Joe, dirt, mud, brew, java, cuppa, or jitter juice — no matter what you call it, coffee offers groups a pick-me-up worth planning a tour around. From the tropical rainforests of Wahiawa, Hawaii, to the refurbished warehouse district of Milwaukee, Wisconsin, these five venues offer coffee tours and unique looks into a highly-caffeinated industry.
Kansas City, Missouri
Kansas City may be known for barbecue and jazz, but air roasted, fair trade coffee is all the rage at The Roasterie coffee house on West 27th Street.
On a complimentary factory tour, groups learn about the cupping, roasting and blending processes as well as a bit of the company’s history.
“We provide a behind-the-scenes look at how we are roasting fresh coffee daily, give a manual coffee brewing demonstration and welcome visitors into our beautiful café and retail store,” said Stacy Barter, corporate project manager.
Times for public coffee tours are listed on the tour page of The Roasterie website. For larger groups or 15 or more, hourlong private tours may be available. The best time to schedule private tours is Monday–Friday from 2 p.m. to 4 p.m., but other times, including early mornings, will be considered when resources are available.
Green World Coffee Farm
The largest producer of coffee in the United States, the Hawaiian Islands are best known for an abundance of Kona beans. Mainly harvested in small batches across hundreds of family-owned farms, groups have many options for enjoying Kona coffee.

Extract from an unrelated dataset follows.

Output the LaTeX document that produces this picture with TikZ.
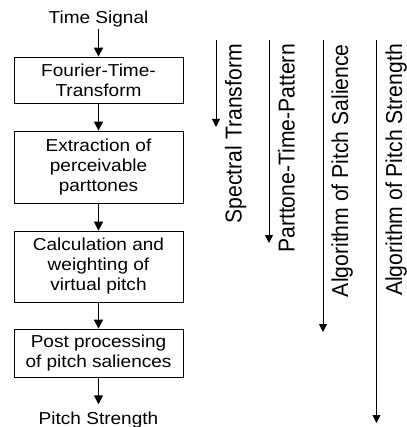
\documentclass[tikz,border=0pt]{standalone}
\usepackage{fontspec}
\setmainfont{Liberation Sans}
\newfontfamily\widefont[FakeStretch=1.1]{Liberation Sans}
\newfontfamily\tallfont[FakeStretch=0.92]{Liberation Sans}
\usepackage{tikz}
\usetikzlibrary{arrows.meta}
\tikzset{
    stagebox/.style={draw, line width=0.8pt, minimum width=169pt, align=center, inner sep=1pt,
        font=\widefont\fontsize{17.3}{20}\selectfont},
    plain label/.style={inner sep=1pt, font=\widefont\fontsize{17.3}{20}\selectfont},
    flow/.style={line width=1.6pt, -{Triangle[width=9pt,length=9pt]}},
    side label/.style={rotate=90, anchor=base east, inner sep=0pt, font=\tallfont\fontsize{23}{26}\selectfont},
    side line/.style={line width=0.8pt, -{Triangle[width=8pt,length=8pt]}},
}

\begin{document}
\begin{tikzpicture}[x=1pt,y=-1pt]
\useasboundingbox (0,0) rectangle (406,427);
\node[plain label, anchor=base] (time) at (98.5,24) {Time Signal};
\node[stagebox, minimum height=46pt] (ftt) at (98.5,80) {Fourier-Time-\\Transform};
\node[stagebox, minimum height=72pt] (extr) at (98.5,167) {Extraction of\\perceivable\\parttones};
\node[stagebox, minimum height=71pt] (calc) at (98.5,266.5) {Calculation and\\weighting of\\virtual pitch};
\node[stagebox, minimum height=48pt] (post) at (98.5,353) {Post processing\\of pitch saliences};
\node[plain label, anchor=base] (strength) at (98.5,424) {Pitch Strength};
\draw[flow] (time) -- (ftt);
\draw[flow] (ftt) -- (extr);
\draw[flow] (extr) -- (calc);
\draw[flow] (calc) -- (post);
\draw[flow, shorten >=6pt] (post) -- (strength);
\coordinate (st top) at (216,40);
\coordinate (st end) at (216,127);
\coordinate (pt top) at (269,40);
\coordinate (pt end) at (269,243);
\coordinate (as top) at (323,40);
\coordinate (as end) at (323,332);
\coordinate (ps top) at (376.5,40);
\coordinate (ps end) at (376.5,423);
\draw[side line] (st top) -- (st end);
\draw[side line] (pt top) -- (pt end);
\draw[side line] (as top) -- (as end);
\draw[side line] (ps top) -- (ps end);
\node[side label] (spectral) at (241.5,44) {Spectral Transform};
\node[side label] (pattern) at (294.5,44) {Parttone-Time-Pattern};
\node[side label] (salience) at (348,44) {Algorithm of Pitch Salience};
\node[side label] (algstrength) at (402,44) {Algorithm of Pitch Strength};
\end{tikzpicture}
\end{document}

The Green World Coffee Farm on North Shore of Oahu offers groups both guided and self-guided coffee tours, seven days a week. Tours last between 10–15 minutes and discuss how coffee is grown, processed and roasted. Visitors stroll through the farm’s coffee garden and watch the roaster in action.
At the end of the tour, visitors may enjoy up to five free samples of coffee in the gift shop and cafe. Large groups should make an advance reservation at least two weeks in advance.
Stone Creek Coffee
Located in a beautifully refurbished warehouse building in downtown Milwaukee, participants of the Stone Creek Coffee factory tour will experience the city’s urban revitalization firsthand.
“People generally tend to enjoy a variety of aspects about the tour depending on their interests,” said Marie Jeruc, customer care coordinator. The tour leader will go over coffee sourcing, green coffee storage, roasting and brewing.
“The leader guides the group through different areas of our building: our green storage area in the basement, roasting and production facility and occasionally past our bakery on the second floor. The tour starts and ends in our Training Lab, which is located on the first level of the building in the cafe.”
While free coffee tours are hosted every Sunday at noon, private tours may be arranged during normal cafe hours of operation. Tours last between 45 and 60 minutes and samples of single origin black coffee are typically offered to guests during the tour.
Jeruc adds that while there is not a limit to the size of the group, 30 individuals is the maximum number for the optimum experience.
Crimson Cup Coffee & Tea: The Innovation Lab
In Columbus, Ohio, the staff at Crimson Cup Coffee & Tea wants coffee consumers and coffee professionals to learn about what goes into making a great cup of coffee.
Designed as a multi-purpose classroom with separate laboratories, the facility’s Innovation Lab commonly hosts baristas for brewing methods and training, scientists for sampling and quality control, and roasters for profile analysis and product experimentation.
“The Innovation Lab helps connect people to the different stages of coffee production,” said Melissa Rogner, marketing director. “We have a classroom, application lab, roasting lab and cupping lab that can accommodate up to 75 people at one time.”
Large groups are welcome to register for any of the courses listed on the The Innovation Lab webpage. Class descriptions, cost, times, dates and registration information also is provided.
Starbucks 1st & Pike coffeehouse
Located in the heart of Pike Place Market, the 1st & Pike Starbucks location is must-stop for the caffeine-crazed tour-goer. The first-ever Starbucks opened at the market in 1971.
The location has a rich history and holds a vital importance to the Starbucks company and the city of Seattle. The design of the 1st & Pike coffeehouse evokes the warm heritage of the first store through its hardwoods, furniture and lighting. The store also is LEED® Gold certified.
Groups won’t want to miss a photo op by the cafe’s original sign and mermaid logo. And they’ll need to stay for a drink, or two. The 1st & Pike location sticks to tradition and only serves coffee and espresso.
If time doesn’t permit a long stay, visitors can grab a Venti Pike Place® Roast to go while exploring everything Pike Place Market has to offer.